#### [Work required]
Leave the pictures out and write out exactly the lines from the top of the entries through the line containing "(0,0) rectangle (747,-1200);".

- - -

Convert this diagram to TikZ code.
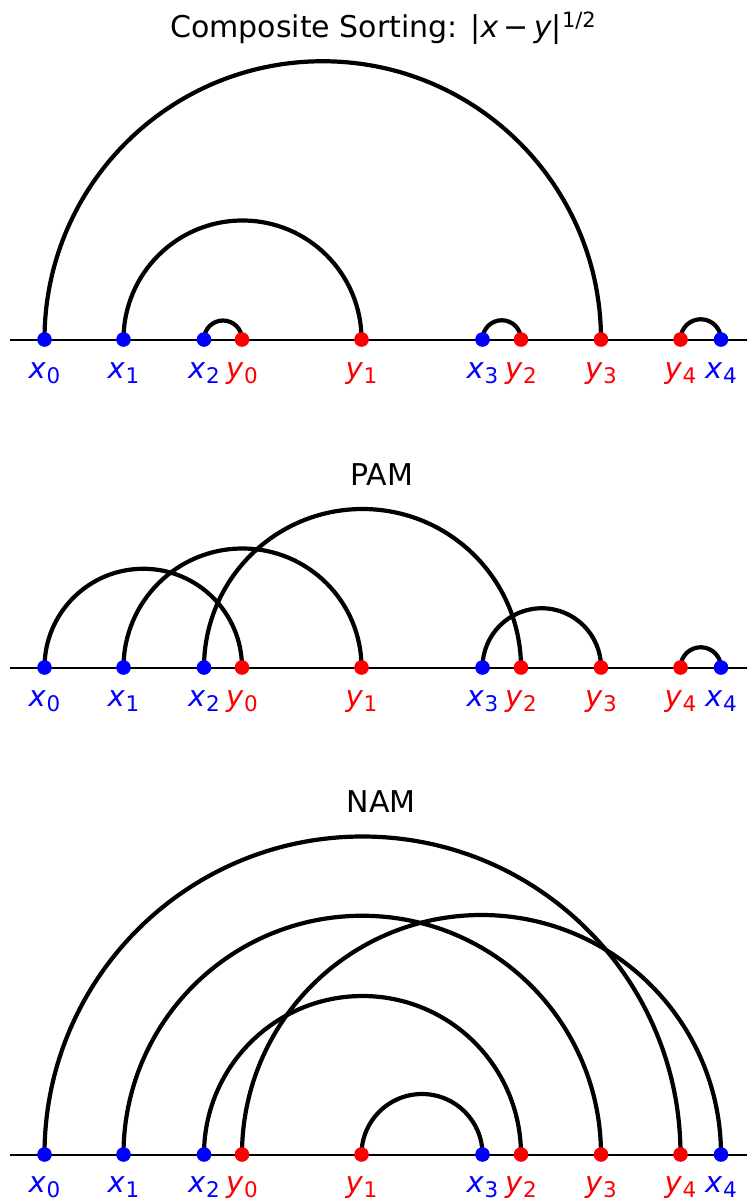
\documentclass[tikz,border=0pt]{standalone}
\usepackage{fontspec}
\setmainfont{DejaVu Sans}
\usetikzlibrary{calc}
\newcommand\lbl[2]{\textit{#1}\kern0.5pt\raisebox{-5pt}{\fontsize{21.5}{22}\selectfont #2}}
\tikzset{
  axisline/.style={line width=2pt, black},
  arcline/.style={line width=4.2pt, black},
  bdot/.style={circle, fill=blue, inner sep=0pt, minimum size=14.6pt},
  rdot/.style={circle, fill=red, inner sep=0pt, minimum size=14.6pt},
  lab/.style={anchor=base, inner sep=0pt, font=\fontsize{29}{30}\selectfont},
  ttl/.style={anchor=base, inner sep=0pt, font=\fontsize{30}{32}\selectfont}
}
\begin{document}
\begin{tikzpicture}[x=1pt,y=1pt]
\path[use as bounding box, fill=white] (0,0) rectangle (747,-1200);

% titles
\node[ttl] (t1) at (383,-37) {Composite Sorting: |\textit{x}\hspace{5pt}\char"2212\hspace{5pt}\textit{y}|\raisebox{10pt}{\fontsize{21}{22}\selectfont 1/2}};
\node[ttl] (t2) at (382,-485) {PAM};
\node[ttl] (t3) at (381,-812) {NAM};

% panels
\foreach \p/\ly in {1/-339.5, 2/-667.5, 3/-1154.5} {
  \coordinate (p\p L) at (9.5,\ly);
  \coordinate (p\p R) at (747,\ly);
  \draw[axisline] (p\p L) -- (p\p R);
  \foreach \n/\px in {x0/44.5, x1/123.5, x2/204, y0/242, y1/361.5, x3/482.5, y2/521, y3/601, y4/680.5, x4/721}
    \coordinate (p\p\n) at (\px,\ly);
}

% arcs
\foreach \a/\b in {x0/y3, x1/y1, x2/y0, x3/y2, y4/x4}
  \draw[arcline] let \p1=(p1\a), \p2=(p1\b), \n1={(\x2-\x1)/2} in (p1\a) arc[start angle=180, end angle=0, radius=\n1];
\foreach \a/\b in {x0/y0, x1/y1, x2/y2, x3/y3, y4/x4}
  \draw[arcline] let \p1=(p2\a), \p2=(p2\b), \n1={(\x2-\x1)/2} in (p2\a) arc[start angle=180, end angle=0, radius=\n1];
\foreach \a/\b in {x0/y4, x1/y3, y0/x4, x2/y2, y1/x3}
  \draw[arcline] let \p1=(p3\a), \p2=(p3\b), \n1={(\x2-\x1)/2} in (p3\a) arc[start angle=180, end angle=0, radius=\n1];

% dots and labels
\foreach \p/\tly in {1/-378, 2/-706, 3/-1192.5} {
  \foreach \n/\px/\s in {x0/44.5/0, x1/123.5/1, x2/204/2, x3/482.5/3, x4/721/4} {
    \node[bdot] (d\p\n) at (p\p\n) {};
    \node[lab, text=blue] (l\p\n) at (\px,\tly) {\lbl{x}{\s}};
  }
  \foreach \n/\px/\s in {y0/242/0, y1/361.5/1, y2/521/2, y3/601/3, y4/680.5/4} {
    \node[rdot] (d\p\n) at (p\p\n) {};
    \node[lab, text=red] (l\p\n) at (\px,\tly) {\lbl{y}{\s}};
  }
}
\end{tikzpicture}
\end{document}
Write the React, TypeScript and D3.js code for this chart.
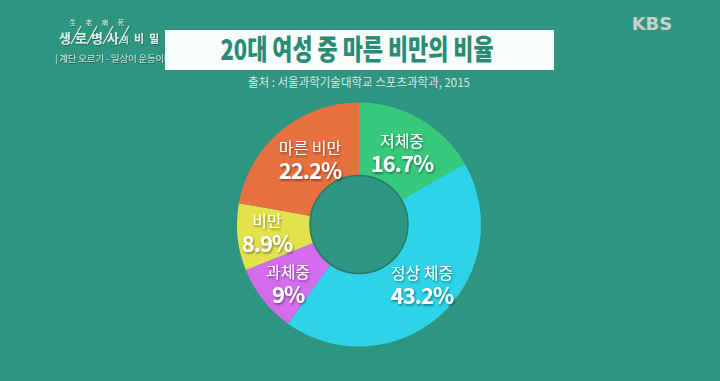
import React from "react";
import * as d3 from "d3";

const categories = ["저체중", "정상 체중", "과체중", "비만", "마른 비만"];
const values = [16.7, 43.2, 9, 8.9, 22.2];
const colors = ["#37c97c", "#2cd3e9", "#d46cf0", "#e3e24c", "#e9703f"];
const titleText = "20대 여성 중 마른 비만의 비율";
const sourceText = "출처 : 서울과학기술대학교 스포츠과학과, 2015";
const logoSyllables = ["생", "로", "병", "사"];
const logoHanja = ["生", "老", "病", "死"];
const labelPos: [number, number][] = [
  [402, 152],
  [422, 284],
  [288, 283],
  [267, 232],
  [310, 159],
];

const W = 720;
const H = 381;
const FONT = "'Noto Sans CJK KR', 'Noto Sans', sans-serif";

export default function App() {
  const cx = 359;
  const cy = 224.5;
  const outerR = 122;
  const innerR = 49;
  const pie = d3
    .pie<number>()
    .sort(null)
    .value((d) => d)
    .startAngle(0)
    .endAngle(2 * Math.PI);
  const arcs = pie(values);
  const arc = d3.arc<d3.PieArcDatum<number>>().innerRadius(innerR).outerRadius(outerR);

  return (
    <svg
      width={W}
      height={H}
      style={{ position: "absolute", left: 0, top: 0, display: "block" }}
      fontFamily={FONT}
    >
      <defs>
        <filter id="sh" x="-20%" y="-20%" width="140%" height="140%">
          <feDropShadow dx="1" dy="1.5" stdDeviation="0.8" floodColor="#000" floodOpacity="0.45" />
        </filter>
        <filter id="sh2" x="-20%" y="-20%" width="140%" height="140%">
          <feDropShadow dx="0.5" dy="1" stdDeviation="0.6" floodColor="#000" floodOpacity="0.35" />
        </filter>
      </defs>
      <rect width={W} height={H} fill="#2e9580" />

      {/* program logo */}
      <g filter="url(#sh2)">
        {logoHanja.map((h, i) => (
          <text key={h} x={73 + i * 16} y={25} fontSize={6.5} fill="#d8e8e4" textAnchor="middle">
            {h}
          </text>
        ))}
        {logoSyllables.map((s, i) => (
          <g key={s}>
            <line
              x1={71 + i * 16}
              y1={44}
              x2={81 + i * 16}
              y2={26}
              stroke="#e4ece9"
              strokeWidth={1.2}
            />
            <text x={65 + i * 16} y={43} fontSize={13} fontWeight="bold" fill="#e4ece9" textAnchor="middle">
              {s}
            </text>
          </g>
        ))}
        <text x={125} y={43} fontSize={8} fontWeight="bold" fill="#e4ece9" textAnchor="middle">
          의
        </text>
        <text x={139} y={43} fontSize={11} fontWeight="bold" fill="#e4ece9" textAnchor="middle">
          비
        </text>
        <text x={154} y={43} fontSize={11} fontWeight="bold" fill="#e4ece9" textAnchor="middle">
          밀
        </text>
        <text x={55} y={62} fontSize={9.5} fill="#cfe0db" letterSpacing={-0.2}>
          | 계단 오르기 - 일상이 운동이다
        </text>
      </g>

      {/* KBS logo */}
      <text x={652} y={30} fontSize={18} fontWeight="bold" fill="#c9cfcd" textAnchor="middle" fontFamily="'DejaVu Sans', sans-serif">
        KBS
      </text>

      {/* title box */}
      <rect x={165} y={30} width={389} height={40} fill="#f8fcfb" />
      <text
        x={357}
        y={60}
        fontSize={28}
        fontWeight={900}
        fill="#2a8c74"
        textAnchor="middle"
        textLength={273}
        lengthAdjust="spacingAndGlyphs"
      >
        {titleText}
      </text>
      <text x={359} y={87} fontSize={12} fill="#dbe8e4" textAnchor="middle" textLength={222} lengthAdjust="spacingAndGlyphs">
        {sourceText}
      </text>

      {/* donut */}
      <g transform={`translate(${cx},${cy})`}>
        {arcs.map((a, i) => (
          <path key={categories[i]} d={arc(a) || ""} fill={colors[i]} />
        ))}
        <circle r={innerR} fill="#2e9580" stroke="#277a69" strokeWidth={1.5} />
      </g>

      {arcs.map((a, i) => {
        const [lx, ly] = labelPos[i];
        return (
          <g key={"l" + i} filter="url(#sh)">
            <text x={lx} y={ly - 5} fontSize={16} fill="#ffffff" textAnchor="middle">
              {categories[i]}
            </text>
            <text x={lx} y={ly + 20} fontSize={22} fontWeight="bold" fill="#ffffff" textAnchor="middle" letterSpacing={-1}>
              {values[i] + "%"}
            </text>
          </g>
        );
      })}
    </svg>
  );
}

- - -

#### [Output of the exercise]
Convert this diagram to TikZ code.
\documentclass[tikz,border=0pt]{standalone}
\usepackage{fontspec}
\setmainfont{DejaVu Sans}
\usetikzlibrary{calc}
\newcommand\lbl[2]{\textit{#1}\kern0.5pt\raisebox{-5pt}{\fontsize{21.5}{22}\selectfont #2}}
\tikzset{
  axisline/.style={line width=2pt, black},
  arcline/.style={line width=4.2pt, black},
  bdot/.style={circle, fill=blue, inner sep=0pt, minimum size=14.6pt},
  rdot/.style={circle, fill=red, inner sep=0pt, minimum size=14.6pt},
  lab/.style={anchor=base, inner sep=0pt, font=\fontsize{29}{30}\selectfont},
  ttl/.style={anchor=base, inner sep=0pt, font=\fontsize{30}{32}\selectfont}
}
\begin{document}
\begin{tikzpicture}[x=1pt,y=1pt]
\path[use as bounding box, fill=white] (0,0) rectangle (747,-1200);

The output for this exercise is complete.